Likewise, Lanier argued that some 400 city contracts have fallen short of the hiring goals set by the MWDBE ordinance since the current program took effect in March 1995, yet not a single contractor has been "sanctioned."
The mayor rejected Bearden's complaint as "one person, one letter."
But by the next day, when the HCA jumped to his defense, Bearden had plenty of company. HCA members are routinely threatened for failing to meet the program's goals, said D'Ann Mattox Marro, executive director of the 400-member organization. "In response to recent reports we've heard that the city's program is a volunteer program," Marro said, the HCA will contribute $5,000 to Blum's organization.
Blum could use the money. His group sued the city last week after Council rejected Blum's original wording of the proposed city charter change and approved new ballot language drawn up by the Lanier administration. A state district court judge refused to hear the case, and Blum has asked the Texas Supreme Court to intervene.
More significantly, perhaps, Lanier does not need any more high-profile opposition to the city's approach to affirmative action. According to recent polls, there appears to be a good chance that voters will overturn the MWDBE program.
Until this week, the contractors association -- which sued Metro over the transit agency's affirmative-action policy in 1994 -- had declined to take a position on a program it once endorsed. Many of HCA's individual members have been strong supporters of Lanier, who has probably spent more public money on the kind of infrastructure work that HCA contractors specialize in than any mayor before him.
A couple of months ago, however, Lanier blew up the bridge he'd built with the contractors association. At a fundraiser for the upcoming $545 million bond issue, the mayor blasted a roomful of HCA members for questioning the way the city has administered the MWDBE program.
"He alluded to 'greed' and 'racism' and said, 'You know, this is a voluntary program. Why are you getting so upset about it?' " recalls Don Conrad, an infrastructure contractor. "Everybody perked up and said, 'Enough is enough. This is a lie.' "
"It is so misperceived by the public that, because we're fighting the program, it's a racial issue," Conrad adds. "It's not. Everybody ought to know what it's really like to work for the city. They ought to at least know the truth and judge for themselves whether their tax dollars ought to go toward a program that doesn't work."
Unlike professional services such as consulting, the city's construction projects are awarded almost without fail to the lowest bidder. Contractors obtain a proposal from the city, calculate the cost to complete the project and submit their bids. Every Thursday, the city holds a public bid opening at City Hall.
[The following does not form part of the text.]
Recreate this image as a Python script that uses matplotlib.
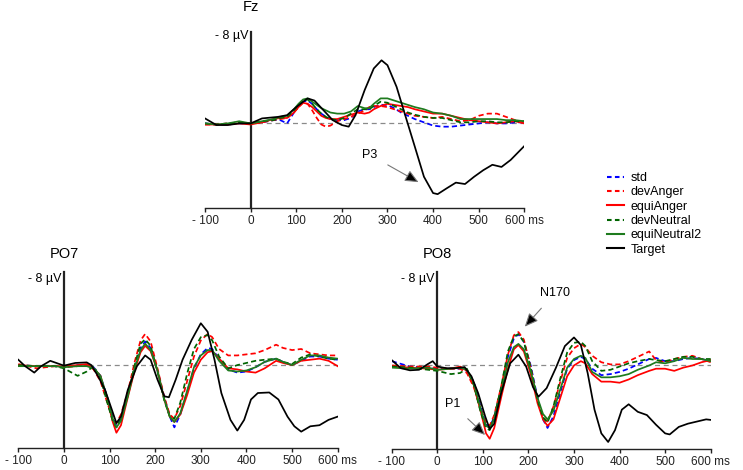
import matplotlib
matplotlib.use("Agg")
import matplotlib.pyplot as plt
from matplotlib.lines import Line2D

plt.rcParams['font.family'] = ['Liberation Sans', 'DejaVu Sans']

# ---------------- data (µV, negative plotted upward) ----------------
conditions = ['std', 'devAnger', 'equiAnger', 'devNeutral', 'equiNeutral2', 'Target']
colors = ['#0000ff', '#ff0000', '#ff0000', '#006400', '#1e7b1e', '#000000']
dashed = [True, True, False, True, False, False]

xticks = [-100, 0, 100, 200, 300, 400, 500, 600]
xticklabels = ['- 100', '0', '100', '200', '300', '400', '500', '600 ms']

# Fz
fz_t = [-100, -75, -50, -25, 0, 25, 50, 65, 80, 95, 105, 115, 125, 135, 145, 155, 165, 175, 190, 205,
        220, 235, 250, 260, 270, 285, 300, 315, 330, 345, 360, 380, 400, 420, 440, 460, 480, 500, 520,
        540, 560, 580, 600]
fz_std = [0.0, 0.1, 0.1, 0.0, 0.0, -0.1, -0.3, -0.3, 0.0, -1.0, -1.6, -2.0, -2.1, -1.8, -1.3, -0.9, -0.6,
          -0.4, -0.3, -0.3, -0.5, -1.1, -1.3, -1.3, -1.5, -1.7, -1.7, -1.4, -1.0, -0.7, -0.4, -0.1, 0.2,
          0.3, 0.3, 0.2, 0.1, 0.0, -0.1, 0.0, 0.0, -0.1, -0.1]
fz_devAnger = [0.1, 0.1, 0.0, -0.1, 0.0, -0.1, -0.3, -0.4, -0.5, -1.0, -1.5, -1.9, -1.8, -1.2, -0.5, 0.1,
               0.3, 0.2, -0.2, -0.4, -0.6, -0.9, -1.2, -1.5, -1.6, -1.6, -1.5, -1.3, -1.1, -0.9, -0.7,
               -0.6, -0.5, -0.6, -0.4, -0.2, -0.3, -0.7, -0.9, -0.9, -0.6, -0.3, -0.1]
fz_equiAnger = [0.1, 0.1, 0.1, 0.0, 0.1, -0.1, -0.4, -0.5, -0.5, -1.0, -1.5, -1.9, -1.8, -1.5, -1.1, -0.7,
                -0.5, -0.4, -0.4, -0.6, -0.8, -1.0, -0.9, -1.0, -1.3, -1.6, -1.8, -1.7, -1.6, -1.5, -1.3,
                -1.1, -0.9, -0.9, -0.7, -0.5, -0.3, -0.2, -0.1, 0.0, -0.1, -0.2, 0.0]
fz_devNeutral = [0.0, 0.1, 0.0, -0.1, 0.0, -0.2, -0.3, -0.5, -0.6, -1.2, -1.7, -2.1, -2.2, -1.8, -1.3,
                 -0.9, -0.6, -0.4, -0.3, -0.5, -0.9, -1.3, -1.3, -1.3, -1.6, -2.0, -1.9, -1.6, -1.3, -1.0,
                 -0.8, -0.6, -0.5, -0.5, -0.3, -0.1, -0.1, -0.2, -0.2, -0.1, -0.1, -0.2, -0.2]
fz_equiNeutral2 = [0.0, 0.1, 0.0, -0.2, 0.0, -0.2, -0.4, -0.6, -0.7, -1.3, -1.8, -2.2, -2.3, -2.0, -1.7,
                   -1.4, -1.2, -1.0, -0.9, -0.9, -1.1, -1.6, -1.4, -1.4, -1.8, -2.3, -2.3, -2.1, -1.9, -1.7,
                   -1.5, -1.3, -1.0, -0.9, -0.7, -0.4, -0.4, -0.4, -0.4, -0.4, -0.3, -0.3, -0.2]
fz_target_t = [-100, -75, -50, -25, 0, 25, 60, 80, 100, 125, 140, 160, 180, 200, 215, 230, 250, 270, 287,
               300, 320, 340, 360, 380, 400, 410, 430, 450, 470, 490, 510, 530, 550, 570, 600]
fz_target = [-0.46, 0.15, 0.15, 0.0, 0.0, -0.46, -0.6, -0.76, -1.5, -2.3, -2.1, -1.2, -0.3, 0.15, 0.3,
             -0.76, -3.06, -5.05, -5.8, -5.35, -3.36, -0.6, 2.14, 4.9, 6.4, 6.5, 5.96, 5.44, 5.57, 4.9,
             4.3, 3.8, 4.0, 3.36, 2.08]

# PO7 / PO8 share one time grid for the coloured conditions
po_t = [-100, -60, -20, 0, 30, 50, 65, 80, 95, 107, 115, 125, 140, 155, 168, 178, 190, 205, 220, 232,
        242, 255, 270, 285, 300, 315, 325, 340, 360, 380, 400, 420, 440, 465, 480, 500, 520, 540, 560,
        580, 600]

po7_std = [0, 0.1, 0.1, 0.2, 0, 0, 0.2, 1.0, 3.0, 4.8, 5.6, 5.0, 2.8, 0.3, -1.6, -2.2, -1.6, 0.5, 3.0,
           4.8, 5.8, 4.6, 2.5, 0.3, -1.0, -1.6, -1.5, -0.6, 0.4, 0.7, 0.6, 0.2, -0.3, -0.6, -0.3, 0.0,
           -0.4, -0.8, -0.8, -0.6, -0.5]
po7_devAnger = [-0.1, 0.3, 0.1, 0.2, 0.1, 0, 0.4, 1.5, 3.5, 5.0, 5.4, 4.6, 2.5, -0.3, -2.3, -2.9, -2.2,
                0.3, 3.0, 4.6, 5.0, 3.8, 1.5, -0.8, -2.3, -2.9, -2.6, -1.5, -0.9, -0.9, -1.0, -1.1, -1.4,
                -1.9, -1.6, -1.4, -1.5, -1.1, -1.0, -0.9, -0.9]
po7_equiAnger = [0, 0.1, 0.1, 0.1, 0, -0.1, 0.3, 1.0, 3.2, 5.3, 6.3, 5.6, 3.0, 0.5, -1.2, -1.8, -1.3, 0.5,
                 3.2, 4.8, 5.3, 4.6, 2.8, 0.7, -0.5, -1.2, -1.3, -0.6, 0.3, 0.4, 0.6, 0.7, 0.3, -0.4,
                 -0.2, 0.0, -0.4, -0.5, -0.6, -0.4, 0.1]
po7_devNeutral = [0, 0.1, 0.1, 0.3, 1.0, 0.6, 0.1, 1.2, 3.5, 5.2, 5.8, 5.0, 2.8, 0.0, -2.0, -2.4, -1.8,
                  0.6, 3.3, 4.8, 5.0, 3.5, 0.8, -1.5, -2.6, -2.8, -2.3, -0.8, 0.3, 0.0, -0.2, -0.4, -0.5,
                  -0.6, -0.3, -0.1, -0.7, -1.0, -0.8, -0.6, -0.5]
po7_equiNeutral2 = [0.1, 0.1, 0.1, 0.2, 0.1, 0.1, 0.3, 1.0, 3.0, 5.0, 5.8, 5.2, 2.9, 0.3, -1.4, -2.0,
                    -1.4, 0.5, 3.2, 4.8, 5.3, 4.5, 2.4, 0.2, -0.9, -1.4, -1.4, -0.4, 0.5, 0.6, 0.5, 0.2,
                    -0.3, -0.6, -0.3, 0.0, -0.5, -0.9, -0.9, -0.7, -0.6]
po7_target_t = [-100, -85, -65, -50, -30, -10, 0, 25, 50, 60, 75, 90, 105, 115, 125, 140, 160, 178, 190,
                205, 220, 230, 245, 260, 280, 300, 315, 330, 345, 365, 380, 395, 410, 425, 450, 470, 490,
                505, 520, 540, 560, 580, 600]
po7_target = [-0.5, 0.1, 0.7, 0.1, -0.4, -0.1, 0.05, -0.2, -0.25, 0, 1.05, 2.3, 4.15, 5.4, 4.8, 2.3, 0.1,
              -0.9, -0.5, 1.35, 2.9, 3.0, 1.35, -0.5, -2.35, -3.9, -3.1, -0.5, 2.6, 5.1, 6.1, 5.1, 3.2,
              2.6, 2.55, 3.2, 4.8, 5.7, 6.2, 5.7, 5.6, 5.1, 4.8]

po8_std = [-0.4, 0.1, 0.2, 0.3, 0.3, 0.3, 0.5, 1.5, 3.8, 5.5, 5.7, 4.8, 2.3, -0.8, -2.5, -2.9, -2.2, 0.0,
           3.0, 5.0, 5.8, 4.7, 2.5, 0.3, -0.5, -0.8, -0.6, 0.3, 0.9, 0.8, 0.6, 0.3, -0.1, -0.6, -0.7,
           -0.4, -0.4, -0.6, -0.7, -0.6, -0.4]
po8_devAnger = [0, 0.1, 0.1, 0.2, 0.3, 0.3, 0.7, 2.0, 4.0, 5.3, 5.6, 4.6, 2.0, -1.0, -2.8, -3.1, -2.4,
                0.2, 3.2, 4.8, 5.2, 3.8, 1.5, -0.7, -1.6, -2.0, -1.7, -0.9, -0.3, -0.1, -0.1, -0.4, -0.8,
                -1.3, -0.5, -0.3, -0.6, -0.8, -0.9, -0.6, -0.3]
po8_equiAnger = [0.1, 0.2, 0.3, 0.4, 0.3, 0.1, 0.5, 1.8, 4.2, 6.3, 6.8, 5.8, 3.0, 0.3, -1.5, -1.9, -1.3,
                 0.8, 3.5, 5.0, 5.6, 5.0, 3.0, 1.0, 0.0, -0.4, -0.2, 0.8, 1.5, 1.5, 1.6, 1.3, 0.9, 0.5,
                 0.3, 0.3, 0.5, 0.2, 0.0, -0.3, -0.5]
po8_devNeutral = [0.1, 0.2, 0.4, 0.5, 0.8, 0.7, 0.3, 1.8, 4.3, 5.8, 6.0, 4.8, 2.0, -1.3, -2.7, -2.9,
                  -2.2, 0.2, 3.2, 4.8, 5.3, 3.8, 1.2, -1.2, -2.1, -2.2, -1.8, -0.4, 0.5, 0.4, 0.1, -0.2,
                  -0.4, -0.6, -0.5, -0.4, -0.6, -0.8, -0.8, -0.6, -0.6]
po8_equiNeutral2 = [0.2, 0.3, 0.2, 0.4, 0.3, 0.2, 0.4, 1.6, 4.0, 5.6, 5.8, 5.0, 2.5, -0.3, -1.7, -2.0,
                    -1.5, 0.5, 3.0, 4.5, 5.0, 4.2, 2.2, 0.2, -0.6, -0.9, -0.7, 0.6, 1.1, 1.1, 1.0, 0.8,
                    0.4, 0.0, -0.3, -0.2, -0.4, -0.7, -0.6, -0.6, -0.4]
po8_target_t = [-100, -80, -60, -40, -20, -10, 0, 20, 40, 60, 75, 90, 105, 115, 125, 140, 160, 178, 195,
                210, 222, 240, 260, 280, 300, 315, 330, 345, 360, 375, 390, 405, 420, 440, 460, 480, 500,
                510, 530, 550, 570, 590, 600]
po8_target = [-0.5, 0.25, 0.45, 0.4, -0.15, -0.4, 0.1, 0.25, 0.25, 0.15, 1.0, 2.6, 4.7, 5.9, 5.4, 2.6,
              -0.2, -1.0, 0.1, 2.0, 2.9, 2.1, 0.25, -1.8, -2.6, -1.9, 0.7, 4.1, 6.3, 7.1, 6.0, 4.1, 3.6,
              4.3, 4.6, 5.5, 6.3, 6.4, 5.7, 5.4, 5.2, 5.0, 5.05]

# ---------------- drawing ----------------
W, H = 743, 470
fig = plt.figure(figsize=(W / 100, H / 100), dpi=100)


def px_axes(x0, x1, ytop, ybot):
    return fig.add_axes([x0 / W, 1 - ybot / H, (x1 - x0) / W, (ybot - ytop) / H])


def setup(ax, title, ylim, title_y):
    ax.set_xlim(-100, 600)
    ax.set_ylim(*ylim)  # inverted: negative up
    for s in ['top', 'right']:
        ax.spines[s].set_visible(False)
    ax.spines['left'].set_position(('data', 0))
    ax.spines['left'].set_linewidth(1.6)
    ax.spines['left'].set_color('#222222')
    ax.spines['bottom'].set_linewidth(1.0)
    ax.spines['bottom'].set_color('#222222')
    ax.set_yticks([])
    ax.set_xticks(xticks)
    ax.set_xticklabels(xticklabels, fontsize=8.5)
    ax.tick_params(axis='x', direction='out', length=3, width=1.0, pad=2, colors='#222222')
    ax.axhline(0, color='#8a8a8a', lw=0.9, ls=(0, (4, 3)), zorder=1)
    ax.text(-5, -8, '- 8 µV', ha='right', va='center', fontsize=9)
    ax.text(0, title_y, title, transform=ax.get_xaxis_transform(), ha='center', va='bottom', fontsize=10.5)


def draw(ax, t, series, tt, target):
    for i, vals in enumerate(series):
        ls = (0, (3, 1.8)) if dashed[i] else '-'
        ax.plot(t, vals, color=colors[i], lw=1.25, ls=ls, zorder=2 + i)
    ax.plot(tt, target, color=colors[5], lw=1.25, zorder=8)


def arrow(ax, text, xytext, xy):
    ax.annotate(text, xy=xy, xytext=xytext, fontsize=9, ha='center', va='center',
                arrowprops=dict(arrowstyle='-|>,head_length=0.9,head_width=0.4', ec='#777777',
                                fc='black', lw=0.8, shrinkA=6, shrinkB=0), zorder=10)


ax_fz = px_axes(205, 524.3, 32, 208.3)
setup(ax_fz, 'Fz', (7.8, -8.4), 1.10)
draw(ax_fz, fz_t, [fz_std, fz_devAnger, fz_equiAnger, fz_devNeutral, fz_equiNeutral2], fz_target_t, fz_target)
arrow(ax_fz, 'P3', (262, 2.9), (368, 5.4))

ax_po7 = px_axes(18.3, 337.7, 271.7, 448.3)
setup(ax_po7, 'PO7', (7.75, -8.7), 1.06)
draw(ax_po7, po_t, [po7_std, po7_devAnger, po7_equiAnger, po7_devNeutral, po7_equiNeutral2], po7_target_t, po7_target)

ax_po8 = px_axes(391.7, 710.7, 271.7, 449)
setup(ax_po8, 'PO8', (7.75, -8.7), 1.06)
draw(ax_po8, po_t, [po8_std, po8_devAnger, po8_equiAnger, po8_devNeutral, po8_equiNeutral2], po8_target_t, po8_target)
arrow(ax_po8, 'N170', (258, -6.7), (192, -3.6))
arrow(ax_po8, 'P1', (33, 3.6), (105, 6.45))

handles = [Line2D([], [], color=colors[i], lw=1.5, ls=(0, (2.2, 1.6)) if dashed[i] else '-')
           for i in range(len(conditions))]
fig.legend(handles, conditions, loc='upper left', bbox_to_anchor=(601 / W, 1 - 166 / H), frameon=False,
           fontsize=9, handlelength=1.3, handletextpad=0.55, labelspacing=0.18, borderpad=0)

fig.savefig('out.png', dpi=100)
After the Public Works and Engineering Department tabulates the low bid for accuracy, the contractor is notified and given ten days to, among other things, determine what minority-owned businesses will be used as subcontractors on the project. If the contractor falls short of the MWDBE goal -- usually 12 percent -- he or she must be able to prove a "good-faith effort," which includes providing detailed written notices of available work to all companies listed in the city's MWDBE certification directory that specialize in whatever specific task the contractor needs done, all contractor associations whose members are minority- and women-owned companies and all media outlets that "focus toward" minorities and women.